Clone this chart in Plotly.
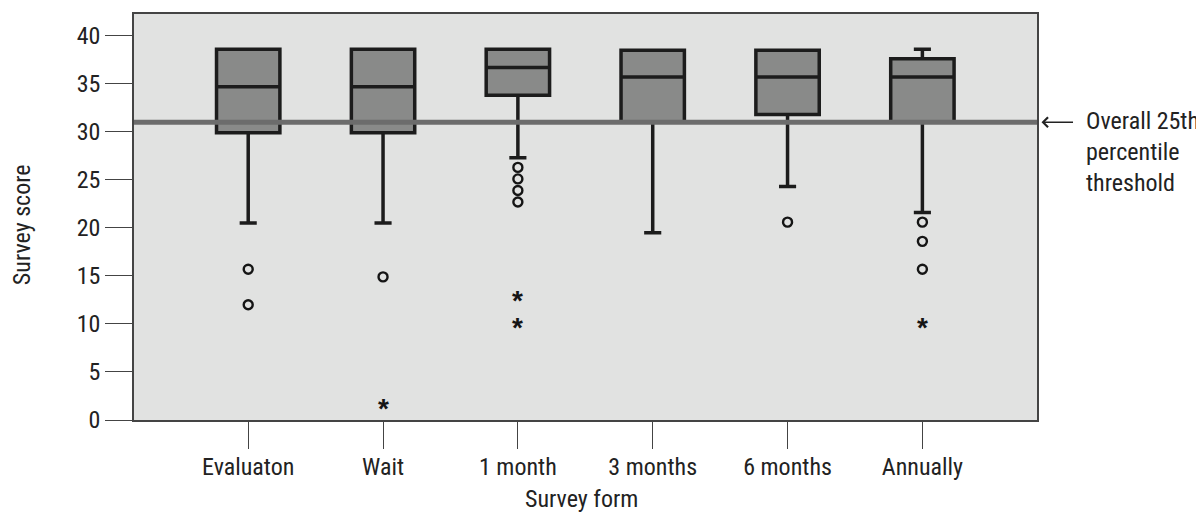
import plotly.graph_objects as go

categories = ["Evaluaton", "Wait", "1 month", "3 months", "6 months", "Annually"]
q1 = [29.9, 29.9, 33.8, 31.0, 31.8, 31.0]
median = [34.7, 34.7, 36.7, 35.7, 35.7, 35.7]
q3 = [38.6, 38.6, 38.6, 38.5, 38.5, 37.6]
lowerfence = [20.5, 20.5, 27.3, 19.5, 24.3, 21.6]
upperfence = [38.6, 38.6, 38.6, 38.5, 38.5, 38.6]

circle_cats = ["Evaluaton", "Evaluaton", "Wait", "1 month", "1 month", "1 month", "1 month",
               "6 months", "Annually", "Annually", "Annually"]
circle_vals = [15.7, 12.0, 14.9, 26.3, 25.1, 23.9, 22.7, 20.6, 20.6, 18.6, 15.7]

star_cats = ["Wait", "1 month", "1 month", "Annually"]
star_vals = [1.6, 12.8, 10.0, 10.0]

threshold = 31.0
threshold_label = "Overall 25th<br>percentile<br>threshold"
y_ticks = [0, 5, 10, 15, 20, 25, 30, 35, 40]

FONT = "Roboto Condensed, Liberation Sans Narrow, Arial Narrow, sans-serif"
FS = 24

fig = go.Figure()
fig.add_trace(go.Box(
    x=categories, q1=q1, median=median, q3=q3,
    lowerfence=lowerfence, upperfence=upperfence,
    fillcolor="#898a89", line=dict(color="#1c1c1c", width=3.5),
    width=0.47, whiskerwidth=0.27, boxpoints=False, showlegend=False,
    hoverinfo="skip",
))
fig.add_trace(go.Scatter(
    x=circle_cats, y=circle_vals, mode="markers", showlegend=False,
    marker=dict(symbol="circle-open", size=9, color="#151515", line=dict(width=2.4, color="#151515")),
))
for c, v in zip(star_cats, star_vals):
    fig.add_annotation(x=c, y=v, xref="x", yref="y", text="<b>*</b>", showarrow=False,
                       yshift=-3.5, font=dict(family="Liberation Sans, Arial, sans-serif", size=28, color="#151515"))

fig.add_shape(type="line", xref="paper", x0=0, x1=1, yref="y", y0=threshold, y1=threshold,
              line=dict(color="#6c6c6c", width=5), layer="above")

fig.add_annotation(xref="paper", yref="y", x=1.005, y=threshold, ax=33, ay=0, text="",
                   showarrow=True, arrowhead=4, arrowsize=1.2, arrowwidth=1.6, arrowcolor="#222")
fig.add_annotation(xref="paper", yref="y", x=1.052, y=threshold, text=threshold_label,
                   showarrow=False, xanchor="left", yanchor="top", align="left", yshift=17,
                   font=dict(family=FONT, size=FS, color="#222"))

fig.add_annotation(xref="paper", yref="paper", x=0.496, y=-0.194, text="Survey form",
                   showarrow=False, xanchor="center", yanchor="middle",
                   font=dict(family=FONT, size=FS, color="#222"))
fig.add_annotation(xref="paper", yref="paper", x=-0.124, y=0.48, text="Survey score",
                   showarrow=False, xanchor="center", yanchor="middle", textangle=-90,
                   font=dict(family=FONT, size=FS, color="#222"))

fig.update_layout(
    width=1196, height=506,
    margin=dict(l=126, r=166.5, t=4, b=94),
    paper_bgcolor="white", plot_bgcolor="#e1e2e1",
    font=dict(family=FONT, size=FS, color="#222"),
    xaxis=dict(type="category", categoryorder="array", categoryarray=categories,
               range=[-0.847, 5.85], showgrid=False, zeroline=False,
               showline=True, mirror=True, linecolor="#444", linewidth=1.5,
               ticks="outside", ticklen=27, tickwidth=1.2, tickcolor="#444",
               ticklabelstandoff=-3,
               tickfont=dict(family=FONT, size=FS, color="#222")),
    yaxis=dict(range=[0, 42.27], tickvals=y_ticks,
               showgrid=False, zeroline=False,
               showline=True, mirror=True, linecolor="#444", linewidth=1.5,
               ticks="outside", ticklen=27, tickwidth=1.2, tickcolor="#444",
               tickfont=dict(family=FONT, size=FS, color="#222")),
)

fig.write_html("out.html")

* * * * *

- **Directions for this task**
Produce an exact copy of each line of data, skipping embedded images.

- **Solution for this problem**
Clone this chart in Plotly.
import plotly.graph_objects as go

categories = ["Evaluaton", "Wait", "1 month", "3 months", "6 months", "Annually"]
q1 = [29.9, 29.9, 33.8, 31.0, 31.8, 31.0]
median = [34.7, 34.7, 36.7, 35.7, 35.7, 35.7]
q3 = [38.6, 38.6, 38.6, 38.5, 38.5, 37.6]
lowerfence = [20.5, 20.5, 27.3, 19.5, 24.3, 21.6]
upperfence = [38.6, 38.6, 38.6, 38.5, 38.5, 38.6]

circle_cats = ["Evaluaton", "Evaluaton", "Wait", "1 month", "1 month", "1 month", "1 month",
               "6 months", "Annually", "Annually", "Annually"]
circle_vals = [15.7, 12.0, 14.9, 26.3, 25.1, 23.9, 22.7, 20.6, 20.6, 18.6, 15.7]

star_cats = ["Wait", "1 month", "1 month", "Annually"]
star_vals = [1.6, 12.8, 10.0, 10.0]

threshold = 31.0
threshold_label = "Overall 25th<br>percentile<br>threshold"
y_ticks = [0, 5, 10, 15, 20, 25, 30, 35, 40]

FONT = "Roboto Condensed, Liberation Sans Narrow, Arial Narrow, sans-serif"
FS = 24

fig = go.Figure()
fig.add_trace(go.Box(
    x=categories, q1=q1, median=median, q3=q3,
    lowerfence=lowerfence, upperfence=upperfence,
    fillcolor="#898a89", line=dict(color="#1c1c1c", width=3.5),
    width=0.47, whiskerwidth=0.27, boxpoints=False, showlegend=False,
    hoverinfo="skip",
))
fig.add_trace(go.Scatter(
    x=circle_cats, y=circle_vals, mode="markers", showlegend=False,
    marker=dict(symbol="circle-open", size=9, color="#151515", line=dict(width=2.4, color="#151515")),
))
for c, v in zip(star_cats, star_vals):
    fig.add_annotation(x=c, y=v, xref="x", yref="y", text="<b>*</b>", showarrow=False,
                       yshift=-3.5, font=dict(family="Liberation Sans, Arial, sans-serif", size=28, color="#151515"))

fig.add_shape(type="line", xref="paper", x0=0, x1=1, yref="y", y0=threshold, y1=threshold,
              line=dict(color="#6c6c6c", width=5), layer="above")

fig.add_annotation(xref="paper", yref="y", x=1.005, y=threshold, ax=33, ay=0, text="",
                   showarrow=True, arrowhead=4, arrowsize=1.2, arrowwidth=1.6, arrowcolor="#222")
fig.add_annotation(xref="paper", yref="y", x=1.052, y=threshold, text=threshold_label,
                   showarrow=False, xanchor="left", yanchor="top", align="left", yshift=17,
                   font=dict(family=FONT, size=FS, color="#222"))

fig.add_annotation(xref="paper", yref="paper", x=0.496, y=-0.194, text="Survey form",
                   showarrow=False, xanchor="center", yanchor="middle",
                   font=dict(family=FONT, size=FS, color="#222"))
fig.add_annotation(xref="paper", yref="paper", x=-0.124, y=0.48, text="Survey score",
                   showarrow=False, xanchor="center", yanchor="middle", textangle=-90,
                   font=dict(family=FONT, size=FS, color="#222"))

fig.update_layout(
    width=1196, height=506,
    margin=dict(l=126, r=166.5, t=4, b=94),
    paper_bgcolor="white", plot_bgcolor="#e1e2e1",
    font=dict(family=FONT, size=FS, color="#222"),
    xaxis=dict(type="category", categoryorder="array", categoryarray=categories,
               range=[-0.847, 5.85], showgrid=False, zeroline=False,
               showline=True, mirror=True, linecolor="#444", linewidth=1.5,
               ticks="outside", ticklen=27, tickwidth=1.2, tickcolor="#444",
               ticklabelstandoff=-3,
               tickfont=dict(family=FONT, size=FS, color="#222")),
    yaxis=dict(range=[0, 42.27], tickvals=y_ticks,
               showgrid=False, zeroline=False,
               showline=True, mirror=True, linecolor="#444", linewidth=1.5,
               ticks="outside", ticklen=27, tickwidth=1.2, tickcolor="#444",
               tickfont=dict(family=FONT, size=FS, color="#222")),
)

fig.write_html("out.html")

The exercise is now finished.